1. Plaintiffs' Complaint also includes a claim with respect to the adjournment of Eagle's annual meeting from May 19, 2011 to June 17, 2011, but this claim has been dismissed on consent with prejudice.
2. While not argued by Plaintiffs or Defendants, demand futility with respect to Plaintiffs' claim that Defendants breached their fiduciary duties in "allowing Sophocles Zoullas to participate in Delphin" might properly be analyzed under Rales v. Blasband, 634 A.2d 927 (Del. 1993), rather than Aronson as Plaintiffs appear to complain of board inaction rather than of a transaction undertaken. See, e.g., In re Goldman Sachs Group, Inc. S'holder Litig., 2011 WL 4826104 (Del. Ch. Oct. 12, 2011). However, Plaintiffs have alleged that Defendants permitted Sophocles Zoullas to participate in Delphin as part of a quid pro quo arrangement and that under Rales a court must determine whether or not the particularized factual allegations of a derivative stockholder complaint create a reasonable doubt that . . . the board of directors could have properly exercised its independent and disinterested business judgment in responding to a demand," 634 A.2d at 934, the analysis of pleading sufficiency is the same.

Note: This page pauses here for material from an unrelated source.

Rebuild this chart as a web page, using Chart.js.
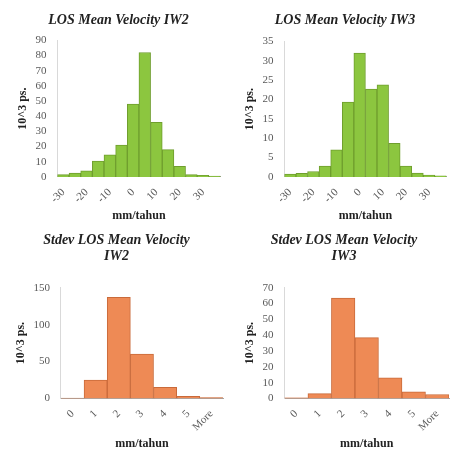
<!DOCTYPE html>
<html>
<head>
<meta charset="utf-8">
<script src="https://cdn.jsdelivr.net/npm/chart.js@4/dist/chart.umd.min.js"></script>
<style>
  html, body { margin: 0; padding: 0; background: #fff; }
  .cell { position: absolute; }
</style>
</head>
<body>
<div class="cell" style="left:0;top:0;width:225px;height:225px"><canvas id="c1"></canvas></div>
<div class="cell" style="left:225px;top:0;width:226px;height:225px"><canvas id="c2"></canvas></div>
<div class="cell" style="left:0;top:225px;width:225px;height:228px"><canvas id="c3"></canvas></div>
<div class="cell" style="left:225px;top:225px;width:226px;height:228px"><canvas id="c4"></canvas></div>
<script>
// ===================== Data =====================
const velocityBins = ['-30', '-25', '-20', '-15', '-10', '-5', '0', '5', '10', '15', '20', '25', '30', '35'];
const velocityTickLabels = ['-30', '', '-20', '', '-10', '', '0', '', '10', '', '20', '', '30', ''];
const iw2Velocity = [1.5, 2.5, 4, 10.5, 14.5, 21, 48, 82, 36, 18, 7, 1.5, 1, 0.5];
const iw3Velocity = [0.7, 0.9, 1.4, 2.8, 7, 19.3, 32, 22.7, 23.8, 8.7, 2.8, 1, 0.5, 0.3];

const stdevBins = ['0', '1', '2', '3', '4', '5', 'More'];
const iw2Stdev = [0.5, 25, 137, 60, 15, 3, 1];
const iw3Stdev = [0.3, 3, 63.5, 38.5, 13, 4.2, 2.5];

const GREEN = '#8cc63f', GREEN_EDGE = '#6f9e2e';
const ORANGE = '#ee8a55', ORANGE_EDGE = '#c96a3a';

// ===================== Chart Helper =====================
function makeHistogram(id, cfg) {
    const ctx = document.getElementById(id).getContext('2d');
    return new Chart(ctx, {
        type: 'bar',
        data: {
            labels: cfg.labels,
            datasets: [{
                data: cfg.values,
                backgroundColor: cfg.color,
                borderColor: cfg.edge,
                borderWidth: 1,
                categoryPercentage: 1,
                barPercentage: 1
            }]
        },
        options: {
            responsive: true,
            maintainAspectRatio: false,
            animation: false,
            layout: { padding: cfg.padding },
            plugins: {
                legend: { display: false },
                tooltip: { enabled: false },
                title: {
                    display: true,
                    text: cfg.title,
                    color: '#222',
                    font: { family: 'Liberation Serif', size: 14, weight: 'bold', style: 'italic', lineHeight: 1.1 },
                    padding: { top: 0, bottom: cfg.titleGap }
                }
            },
            scales: {
                x: {
                    grid: { display: false },
                    border: { color: '#a6a6a6' },
                    ticks: {
                        autoSkip: false,
                        minRotation: 45,
                        maxRotation: 45,
                        padding: 1,
                        color: '#595959',
                        font: { family: 'Liberation Serif', size: 11 },
                        callback: (v, i) => cfg.tickLabels[i]
                    },
                    title: {
                        display: true,
                        text: 'mm/tahun',
                        color: '#222',
                        font: { family: 'Liberation Serif', size: 12, weight: 'bold' },
                        padding: { top: 2, bottom: 0 }
                    }
                },
                y: {
                    min: 0,
                    max: cfg.max,
                    grid: { display: false },
                    border: { color: '#d9d9d9' },
                    ticks: {
                        stepSize: cfg.step,
                        autoSkip: false,
                        color: '#595959',
                        font: { family: 'Liberation Serif', size: 11 }
                    },
                    title: {
                        display: true,
                        text: '10^3 ps.',
                        color: '#222',
                        font: { family: 'Liberation Serif', size: 12, weight: 'bold' },
                        padding: { bottom: 2 }
                    }
                }
            }
        }
    });
}

// ===================== Charts =====================
makeHistogram('c1', {
    title: 'LOS Mean Velocity IW2',
    labels: velocityBins, tickLabels: velocityTickLabels, values: iw2Velocity,
    color: GREEN, edge: GREEN_EDGE, max: 90, step: 10, titleGap: 12,
    padding: { left: 12, right: 0, top: 13, bottom: 2 }
});
makeHistogram('c2', {
    title: 'LOS Mean Velocity IW3',
    labels: velocityBins, tickLabels: velocityTickLabels, values: iw3Velocity,
    color: GREEN, edge: GREEN_EDGE, max: 35, step: 5, titleGap: 13,
    padding: { left: 14, right: 0, top: 13, bottom: 2 }
});
makeHistogram('c3', {
    title: ['Stdev LOS Mean Velocity', 'IW2'],
    labels: stdevBins, tickLabels: stdevBins, values: iw2Stdev,
    color: ORANGE, edge: ORANGE_EDGE, max: 150, step: 50, titleGap: 24,
    padding: { left: 10, right: 2, top: 8, bottom: 2 }
});
makeHistogram('c4', {
    title: ['Stdev LOS Mean Velocity', 'IW3'],
    labels: stdevBins, tickLabels: stdevBins, values: iw3Stdev,
    color: ORANGE, edge: ORANGE_EDGE, max: 70, step: 10, titleGap: 24,
    padding: { left: 14, right: 2, top: 8, bottom: 2 }
});
</script>
</body>
</html>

3. Defendants note a decision of the High Court of the Marshall Islands that in dicta suggests that an inference of a quid pro quo arrangement requires the underlying decisions be contemporaneous. See Rosenquist v. Economou, No. 2009-056, at *20 n.14 (High Ct. Marshall Islands Feb. 19, 2010). However, the High Court made plain that it was not considering the quid pro quo allegations. Id. Furthermore, the High Court based this dicta upon In re National Auto Credit, which sets forth no such requirement of contemporaneousness. The Supreme Court of the Marshall Islands did not address the quid pro quo allegations upon appeal. Rosenquist, No. 2010-002.